Malheureusement, le 1er août 1914, la guerre est déclarée. Jacques Martel est affecté à l'intendance à Bourges à cause de sa santé fragile. Il compose des poèmes patriotiques qui seront publiés dans “Les Larmes rouges”.
La guerre terminée, Jacques Martel revient à Paris, arrête le métier de tailleur. et fonde les “Éditions artistiques du Flambeau”, à Saint-Mandé.
Dans la nuit du 7 au 8 août 1922, un incendie ravage les locaux de saint Mandé, détruisant dix mille exemplaires du Flambeau, des volumes imprimés et des milliers de chansons. Son fidèle ami, Xavier Privas lance une souscription avec l’aide des chansonniers parisiens qui organisent un spectacle de soutien. Grâce à cette solidarité des artistes, les éditions du Flambeau renaissent.
Le Petit Casino, Le Chat Noir, le Lapin Agile, le Moulin de la Galette, le Caveau de la République, le Moulin de la Chanson et d’autres cabarets continuent à engager Jacques Martel. Il se produit à Paris et, sa renommée le conduit dans les casinos à la mode, Deauville, Vittel, Lyon, Genève, Lausanne et, Bruxelles.
Jacques Martel crée aussi une émission de radio “Le Quart d'heure berrichon”, il enregistre chez Polydor, de nombreux disques de poèmes et chansons tout en écrivant dans Le Flambeau. En 1927 il est promu “officier des Beaux-Arts”, puis il est fait chevalier de la Légion d’honneur le 1er août 1936.
Il revient définitivement à Léré avec sa famille en 1939 avec la deuxième guerre mondiale. Léré devient le siège des éditions du Flambeau, et Jacques Martel, toujours chansonnier et homme de scène se produit encore et participe à des galas pour les soldats prisonniers.
En 1941, il est hospitalisé à Cosne pour un cancer de l'estomac. Il décède le 30 décembre 1941, à l'âge de soixante-quatre ans. La foule se presse à ses funérailles au cimetière de Léré, le 2 janvier 1942.
Jacques Martel a enregistré des disques et publié de nombreux recueils en français et en parler berrichon. Il est l’auteur de plusieurs pièces de théâtre. Des cartes postales affichant ses quatrains sont éditées. Il est aussi le parolier de deux grands succès de la chanson d'avant-guerre : “Je n'ai qu'une maman” et “La Madone aux fleurs”, interprétées par Berthe Sylva et Rina Ketty.
Ses œuvres n’ont malheureusement pas été rééditées, mais on trouve assez facilement ses recueils chez les bouquinistes. Et plusieurs pages lui sont consacrées dans “Les chansonniers du Berry - deuxième époque”, 1986. Christian Pirot. Pages. 52 à 86.

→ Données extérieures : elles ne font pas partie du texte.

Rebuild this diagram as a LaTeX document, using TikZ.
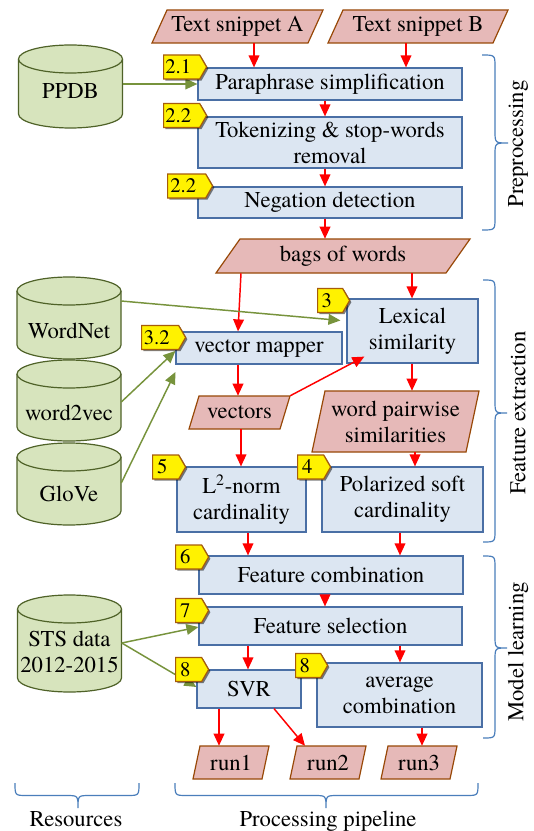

> Titres de quelques recueils de Jacques Martel. Ene rude attelée. Devant les landiers. Allumons le falot. Le restant de la potée. La maison sous l’orage. La Poêlée. Les larmes rouges. À coups d’van. Le Pays. Chansons du vent de Loire. Chansons de mon clocher. Chansons du vieux Berry. Chansons de la terre natale.
> Théâtre. Les gendres du père Michot, Mademoiselle de Blanchaume, L'appel du clocher, La princesse Eudoline.
> Sources. Florilège de Jacques Martel par Jean Mellot. Les chansonniers du Berry - deuxième époque, par Christian Pirot. Éditions Christian Pirot 1986. Isaure Leloup, Le Berry Républicain du 21 octobre 2016.